En sus momentos de euforia, este votante ciclotímico piensa que el destino de todo el país (o el de su Comunidad Autónoma, o el de su Ayuntamiento) se halla prácticamente en sus manos. Siente que su voto o su abstención son decisivos. Si esos períodos de cíclico arrebato coinciden además con un proceso electoral, sus proclamas se transforman en mítines donde despliega todo el arsenal de su retórica vociferante, no solo antes sus sufridos amigos (que ya lo conocen y le perdonan) sino ante cualquiera que acierte a pasar por allí. En medio de ese tiroteo verbal, está convencido de que sus arengas generan efectos multiplicadores que no tardarán en cambiar el curso de la Historia. Suya es la palanca de Arquímedes con la que hará saltar por los aires la mesa del Consejo de Ministros (o del Consejo de Gobierno, o del consistorio). En las próximas elecciones, por ejemplo, ha decidido que va a abstenerse, y contempla esa renuncia como un torpedo que avanza imparable hacia la línea de flotación de la clase política en su conjunto.

En sus fases depresivas, sin embargo, este votante ciclotímico siente que su voto no vale nada. A medida que crece el cuerpo electoral, el valor de su papeleta se aproxima a cero. «Lo mismo da» --piensa con amargura mientras ve pasar a lo lejos el tren de la Historia-- «que vote o que no, pues en cualquiera de los casos todo va a seguir igual». Sus amigos (que le perdonan porque lo conocen) intentan animarlo con argumentos ya trillados que no hacen mella en su ánimo.
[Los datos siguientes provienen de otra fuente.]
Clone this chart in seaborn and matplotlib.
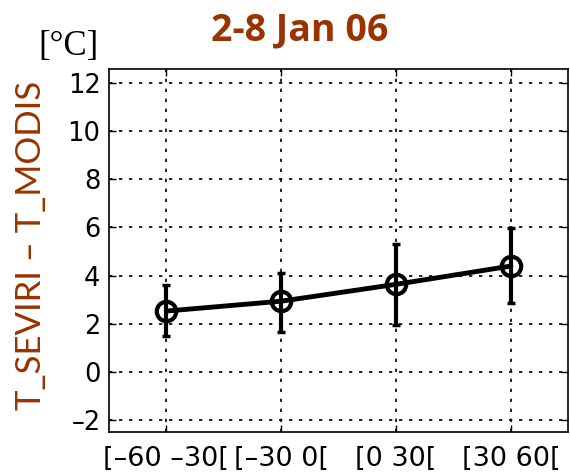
import numpy as np
import matplotlib
matplotlib.use("Agg")
import matplotlib.pyplot as plt
import pandas as pd
import seaborn as sns

bins = ['[–60 –30[', '[–30 0[', '[0 30[', '[30 60[']
mean_diff = [2.53, 2.94, 3.64, 4.40]
err_low = [1.51, 1.67, 1.95, 2.86]
err_high = [3.63, 4.12, 5.31, 5.98]
yticks = [-2, 0, 2, 4, 6, 8, 10, 12]

brown = '#993300'

sns.set_style('ticks')
plt.rcParams['font.family'] = ['DejaVu Sans']

df = pd.DataFrame({'pos': np.arange(1, len(bins) + 1), 'diff': mean_diff})

fig = plt.figure(figsize=(5.7, 4.76), dpi=100)
ax = fig.add_axes([0.191, 0.092, 0.806, 0.764])

lower = np.array(mean_diff) - np.array(err_low)
upper = np.array(err_high) - np.array(mean_diff)
ax.errorbar(df['pos'], df['diff'], yerr=[lower, upper], fmt='none',
            ecolor='black', elinewidth=3, capsize=3, capthick=2.5, zorder=3)
sns.lineplot(data=df, x='pos', y='diff', ax=ax, color='black', linewidth=3.5,
             marker='o', markersize=14, markerfacecolor='none',
             markeredgecolor='black', markeredgewidth=3, zorder=4)

ax.set_xlim(0.5, 4.5)
ax.set_ylim(-2.5, 12.6)
ax.set_xticks(df['pos'])
ax.set_xticklabels(bins, fontsize=19.5)
ax.set_yticks(yticks)
ax.set_yticklabels(['–2' if v == -2 else str(v) for v in yticks], fontsize=18.5)
ax.tick_params(direction='in', length=5, width=1, top=True, right=True, pad=6,
               colors='black')
ax.tick_params(axis='x', pad=10)
ax.grid(True, color='black', linestyle=(0, (2, 4)), linewidth=1.2)
for s in ax.spines.values():
    s.set_color('black')
    s.set_linewidth(1.2)

ax.set_xlabel('')
ax.set_ylabel('T_SEVIRI – T_MODIS', color=brown, fontsize=25,
              family=['Lato', 'DejaVu Sans'])
ax.yaxis.set_label_coords(-0.135, 0.514)

fig.text(0.526, 0.935, '2-8 Jan 06', color=brown, fontsize=27, fontweight='bold',
         ha='center', va='center', family=['Open Sans', 'DejaVu Sans'])
fig.text(0.068, 0.903, '[°C]', color='black', fontsize=25, ha='left', va='center',
         family=['Liberation Serif', 'DejaVu Serif'])

fig.savefig('out.png', dpi=100)
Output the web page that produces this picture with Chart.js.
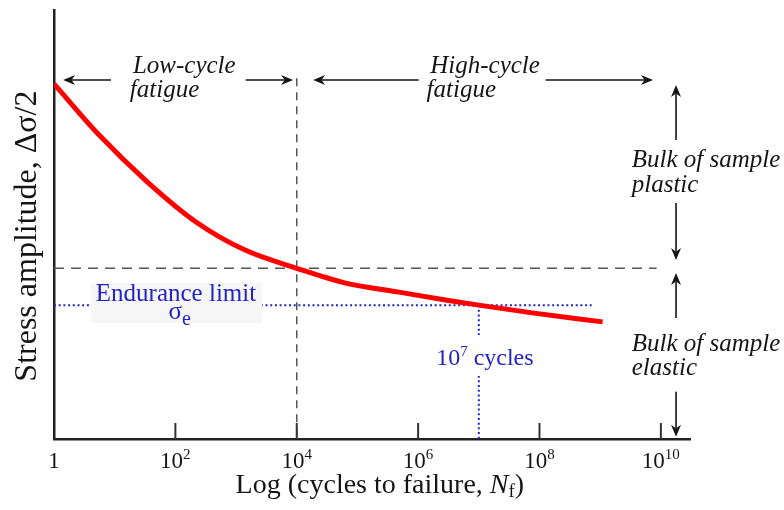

En esos momentos se percibe a sí mismo como a un ratón diminuto incapaz de hacer otra cosa que evitar que lo pisen. La democracia le parece una especie de «opio del pueblo» que asienta en nuestras almas la conformidad con lo que hay, al hacernos creer que es producto nuestro. Ahora que ya están aquí, ha decidido finalmente que se abstendrá en las próximas elecciones, y contempla esa renuncia con la misma indiferencia con la que su espíritu abatido lo considera todo. Pieza insignificante de un mecanismo que le sobrepasa, su voto no es una parte alícuota de la soberanía popular, sino un papelillo que tan solo sirve para calzar una silla.

De modo que este votante ciclotímico se siente unas veces absolutamente libre; otras, absolutamente encadenado. Si, a través de un agujero de gusano (o, a ser posible, mediante algún otro procedimiento menos traumático: leyendo, por ejemplo, algún libro de historia), pudiera trasladarse a algún colegio electoral de este mismo país hace algo más de sesenta años, tal vez los manoseados argumentos de sus amigos sobre el valor de la democracia cobraran cierto lustre. Es el 14 de diciembre de 1966, y los españoles --tras una campaña en la que un caudillo mendicante afirma: «Me hubiera gustado disfrutar la vida como el común de los españoles, pero el servicio de la Patria embargó mis horas y ocupó mis días. Llevo treinta años gobernando la nave del Estado, librando a la Nación de los temporales del mundo actual... ¿Es mucho exigir el que yo os pida, a mi vez, vuestro respaldo a las leyes que en vuestro exclusivo beneficio y en el de la Nación van a someterse a referéndum?»-- se disponen a votar la Ley Orgánica del Estado. Los resultados son apabullantes: un 98,1% votan a favor del sí; milagrosamente, en algunos municipios el porcentaje de votos afirmativos asciende al 120%, muestra inequívoca de que la nave del Estado --gobernada por tan intrépido capitán-- atraviesa resuelta toda clase de temporales.

¡En aquellos tiempos sí que era cierto que ir a votar resultaba indiferente! Lo mismo daba que dijeras que sí, que no, que renunciaras con orgullo a acudir a las urnas o que metieras en el sobre una rodaja de mortadela. Pues al final, por un misterioso proceso de transustanciación, el 98,1% de los votos (el 120% en algunos casos) iban a ser positivos; sí, incluso el voto que nunca llegó a existir. Mucho me temo que esta viñeta histórica que acabo de dibujarles para nada alterará el rumbo tomado ya por mi amigo, el votante ciclotímico, quien se consume ahora en el sótano de uno de sus periódicos desalientos. Pero si, por un vuelco del destino (o de la coctelera de su bioquímica), el día de las elecciones fuera visitado por la euforia, tampoco estas líneas le servirán de gran cosa, convencido en este caso del carácter crucial de su solemne renuncia a acudir a las urnas.

Hace sesenta años un voto era mucho menos que un voto. Para ser exactos: no era nada. Hoy un voto es solamente eso: un voto, y no un asalto individual a algún Palacio de Invierno (por mucho que los amigos del asaltante, comprensivos, asientan a sus palabras y le perdonen). Pero, si se detienen un minuto a pensarlo, no puede haber diferencia mayor que la que acabo de decirles.